La última y nos vamos
Noé Ortiz
Es el 27 de diciembre, casi terminando el 2015 y yo pido la última y nos vamos… pero si nunca he medido mi tiempo por ciclos anuales, ¿cómo abordar ahora este fin de año?
Recuerdo cómo llegué al 2000, con un recorrido once años mayor que el transcurrido desde ese año hasta hoy, y aún así, siento estos 15 más ricos y completos, porque, insisto, no se trata de vivir la vida, sino de cómo se vive (y tampoco es el discurso bienaventurero, con el que, además, me sería más fácil el epitafio anual, pues bastaría colmar de buenos deseos y pensamientos positivos, en sustitución de la reflexión), y el cómo se vive implica una serie de consecuencias y causas.
Por ejemplo, no puedo pensar igual que quien disfrutó los buenos momentos y agradece las enseñanzas del 2015, mientras espera un 2016 lleno de sorpresas y 365 nuevas oportunidades; simplemente porque los logros del 2015 son consecuencia de lo emprendido en el 2014, 2013, 2012 o antes; y lo que faltó es porque será en el 2016, 2017 o después, pero nunca obra de la la buena suerte, y sí mucho de la casualidad. Por eso también me exasperan aquellos que toman un único hecho y sobre él cargan todo el peso, olvidando la importancia de los que previo, paralelo y posterior al mismo, acontecieron.
Y, bueno, alguna vez afirmé que nuestra circunstancia tiene más que ver con la coyuntura en la que se da (en la que interviene la voluntad del otro, del entorno, el accidente y el improbable), que de la propia voluntad. Creer lo contrario es darle un valor inconmensurable al deseo propio y esto lleva a la frustración.
¿Qué significa, entonces, el fin de año?

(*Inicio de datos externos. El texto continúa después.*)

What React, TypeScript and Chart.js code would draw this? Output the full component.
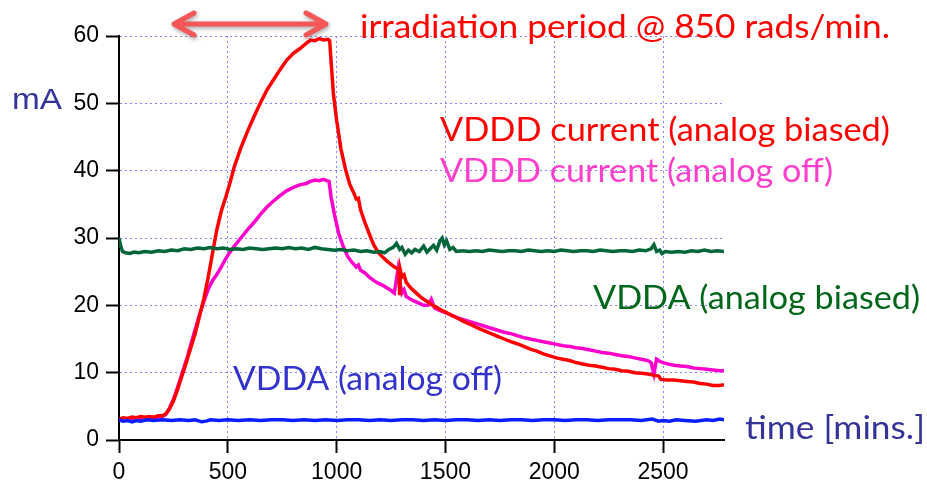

Fuera del momento en el que puede uno ponerle candado al cerrojo del pasado, nada, pues si algo tienen los planes futuros, es que éstos empiezan caprichosamente en febrero, junio o noviembre, y terminan igualmente de manera arbitraria (por eso, creo, de ahí nuestra necedad de encadenar los momentos significativos a fechas emblemáticas), más sin embargo requerimos del símbolo anual para darle forma a nuestra temporalidad.
El conteo anual tiene sentido sólo en el contexto de las preposiciones. Imaginemos la llegada al matrimonio de una pareja ficticia: “durante 3 años fuimos novios, pero fue hasta el 2016, durante las vacaciones de verano, que decidimos casarnos para formar una familia”.
¿Cuántos de estos hechos se dieron en este año? Y sin embargo para ellos, el 2016 será emblemático, sin importar si su relación nació en una reunión del 2013, o se consolidó con lo que vivieron en el invierno del 2015, sus preposiciones los llevan indiscutiblemente al 2016 como la única fecha cierta.
Visto al revés, si este 2016 marcó el fin de una relación (divorcio, la cortamos, ahí muere), ¿fue en este año que se dieron las condiciones de desinterés, desamor, infidelidad o desatención que llevaron al fin de la relación?, no importa, porque para la ex pareja, la preposición del 2016 marcará para siempre el fin.
Estamos condicionados por las preposiciones a pesar de que las modas nos instan a vivir en verbos, obteniendo, a lo sumo, algunos adverbios: nos quieren convencer de que no basta amar si no es arduamente; aseguran que es inmortal vivir si no lo hacemos plenamente, mientras señalan que el trabajar es malo a menos que sea satisfactoriamente. La condena de la lengua llevada a la moralidad.
Y claro, la emoción, las ganas, el deseo, la coyuntura, la lengua, la sintaxis, el buen decir y todo aquello en lo que pienso, que recuerdo, lo que proyecto y lo que planeo, terminan juntándose aquí, hoy, en este recuento anual, en esta reflexión para la que hoy preparé unos tequilas hasta que, contra mi voluntad, mi mujer me dice que hasta aquí, y yo sólo le pido: la última y nos vamos.